The not-necessarily-inclusive list of topics for the first midterm:
You can look here for a set of exercises (from a different 447 section that has stolen my class website :) that will very much help you prepare for the exam.
The definition of ISA, what it doesn't describe in terms of CPU design, and what can be made using it.
CISC vs. RISC architecture.
The basic syntax of MIPS instructions and a reasonable knowledge of how to trace, by hand, small (10-15 lines) of code.
Converting numbers from binary to hexadecimal, binary to decimal, decimal to binary, etc.
I would never have you convert hexadecimal to decimal for an exam, unless it is a fairly small number. :)
Signed and unsigned numbers including sign-magnitude, 1's complement, and 2's complement.
The size of an immediate as the processor sees it (16 bits), the li pseudo-instruction and how it handles 32-bit immediates.
The different types of load/store instructions: lb, lbu, lh, lhu, lw, etc, and their behavior.

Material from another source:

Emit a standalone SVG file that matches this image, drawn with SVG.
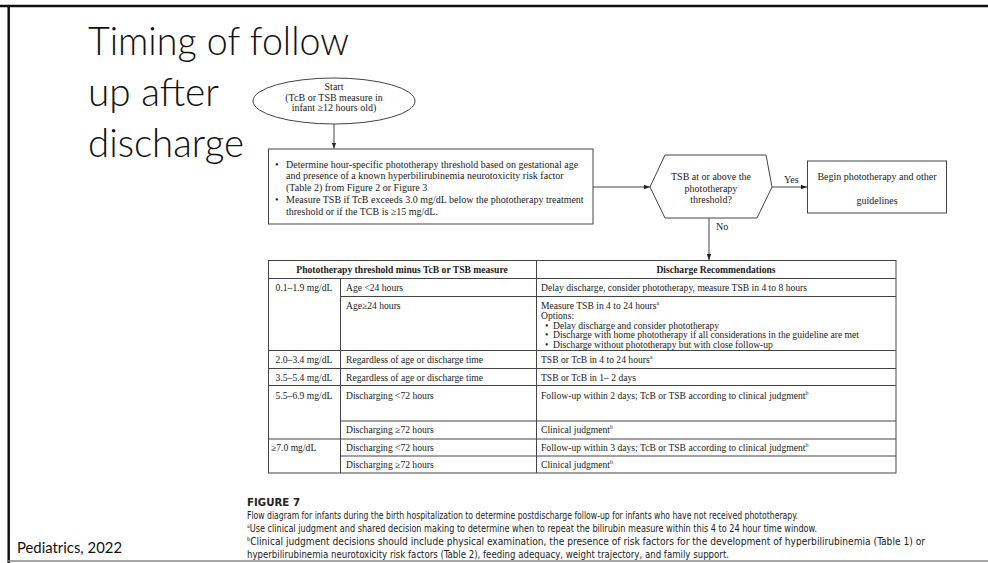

Loads do what? Stores do what?
What is memory alignment and when does it fail?
Tracing code that accesses memory. (Review examples)

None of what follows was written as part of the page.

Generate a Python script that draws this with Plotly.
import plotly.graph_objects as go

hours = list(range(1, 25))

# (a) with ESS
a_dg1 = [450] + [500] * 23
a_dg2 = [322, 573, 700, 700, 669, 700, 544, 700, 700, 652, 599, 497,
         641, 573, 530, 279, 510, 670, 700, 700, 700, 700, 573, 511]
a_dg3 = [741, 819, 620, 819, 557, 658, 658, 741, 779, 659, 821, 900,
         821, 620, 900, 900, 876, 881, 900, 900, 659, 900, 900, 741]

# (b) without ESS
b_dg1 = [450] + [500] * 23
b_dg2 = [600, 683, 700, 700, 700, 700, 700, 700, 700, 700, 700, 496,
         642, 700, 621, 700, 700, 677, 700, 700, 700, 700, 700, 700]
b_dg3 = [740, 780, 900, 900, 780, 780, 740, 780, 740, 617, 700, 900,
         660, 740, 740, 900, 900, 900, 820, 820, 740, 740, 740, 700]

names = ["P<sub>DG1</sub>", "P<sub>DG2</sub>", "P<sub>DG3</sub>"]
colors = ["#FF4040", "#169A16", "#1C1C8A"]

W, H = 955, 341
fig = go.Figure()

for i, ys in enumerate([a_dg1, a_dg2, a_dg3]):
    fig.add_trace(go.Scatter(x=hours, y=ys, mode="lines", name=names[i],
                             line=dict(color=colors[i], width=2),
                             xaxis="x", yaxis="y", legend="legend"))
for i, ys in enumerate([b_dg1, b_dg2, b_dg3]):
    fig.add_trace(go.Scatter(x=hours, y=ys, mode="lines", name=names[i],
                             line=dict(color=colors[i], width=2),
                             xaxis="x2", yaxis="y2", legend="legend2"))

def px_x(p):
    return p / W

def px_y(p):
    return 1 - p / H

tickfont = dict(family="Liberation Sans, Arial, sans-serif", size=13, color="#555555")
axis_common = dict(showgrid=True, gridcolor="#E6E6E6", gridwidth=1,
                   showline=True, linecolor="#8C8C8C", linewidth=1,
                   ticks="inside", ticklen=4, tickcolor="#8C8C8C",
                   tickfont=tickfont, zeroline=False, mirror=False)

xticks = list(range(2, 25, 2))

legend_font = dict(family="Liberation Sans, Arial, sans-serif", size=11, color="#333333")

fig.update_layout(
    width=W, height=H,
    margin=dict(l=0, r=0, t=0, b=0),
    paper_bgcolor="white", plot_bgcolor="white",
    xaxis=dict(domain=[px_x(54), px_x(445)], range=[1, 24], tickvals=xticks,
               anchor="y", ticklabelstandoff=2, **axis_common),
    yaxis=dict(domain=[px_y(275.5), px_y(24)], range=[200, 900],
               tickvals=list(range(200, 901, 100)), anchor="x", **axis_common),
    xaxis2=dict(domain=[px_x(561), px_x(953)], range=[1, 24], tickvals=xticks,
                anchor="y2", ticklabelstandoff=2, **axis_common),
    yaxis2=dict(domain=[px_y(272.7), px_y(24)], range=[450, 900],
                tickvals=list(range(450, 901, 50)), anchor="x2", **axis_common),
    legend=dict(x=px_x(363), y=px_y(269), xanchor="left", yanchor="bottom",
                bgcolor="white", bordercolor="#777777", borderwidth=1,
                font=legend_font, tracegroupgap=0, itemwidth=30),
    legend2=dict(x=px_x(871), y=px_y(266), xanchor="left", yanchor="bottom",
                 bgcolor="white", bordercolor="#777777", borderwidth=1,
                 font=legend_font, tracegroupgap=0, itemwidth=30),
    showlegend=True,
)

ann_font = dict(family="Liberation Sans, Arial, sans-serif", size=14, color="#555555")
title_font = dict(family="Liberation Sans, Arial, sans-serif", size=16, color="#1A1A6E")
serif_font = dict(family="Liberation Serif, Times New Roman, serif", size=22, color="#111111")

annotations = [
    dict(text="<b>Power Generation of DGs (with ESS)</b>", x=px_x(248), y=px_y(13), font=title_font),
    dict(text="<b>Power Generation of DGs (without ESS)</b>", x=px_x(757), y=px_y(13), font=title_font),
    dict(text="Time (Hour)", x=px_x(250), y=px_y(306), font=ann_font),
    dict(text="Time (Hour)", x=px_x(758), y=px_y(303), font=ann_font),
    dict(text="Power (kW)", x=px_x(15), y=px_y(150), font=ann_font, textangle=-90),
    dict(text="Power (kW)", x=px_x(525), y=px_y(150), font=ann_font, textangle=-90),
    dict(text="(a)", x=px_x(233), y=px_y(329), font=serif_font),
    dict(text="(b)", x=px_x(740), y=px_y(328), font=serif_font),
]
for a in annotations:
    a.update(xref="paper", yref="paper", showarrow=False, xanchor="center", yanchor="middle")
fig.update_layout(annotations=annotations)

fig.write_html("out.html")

Endianness: Big, little. Looking at code and determining load/store behavior based on endianness. (See Lab 3)
Array manipulation and addressing. (Review examples)
Tracing code that pushes/pops to the stack. (Review examples)
What is an activation frame? Prologue? Epilogue?
What are possible pitfalls?
The behavior of the jal, jr instructions and our push, pop pseudo-instructions (and what they truly do).
Function calling conventions for MIPS.
The following code has addresses for each instruction to the left of them. The bgez instruction is "branch if greater than or equal to zero." Be sure you could read through this code and thoroughly understand what that code is
going to do, how many times certain instructions will execute, etc.
.data
array: .word 1, -2, 1, 12, -3, 7, 8, 0, -2, 1
.text
0040 0000 la $t0, array
0040 0008 li $t1, 0
0040 000c loop: lw $t2, ($t0)
0040 0010 addi $t0, $t0, 4
0040 0014 bgez $t2, cont
0040 0018 j loop
0040 001c cont: addi $t1, $t1, 1
0040 0020 bne $t2, 0, loop
0040 0024 li $v0, 1
0040 0028 move $a0, $t1
0040 002c syscall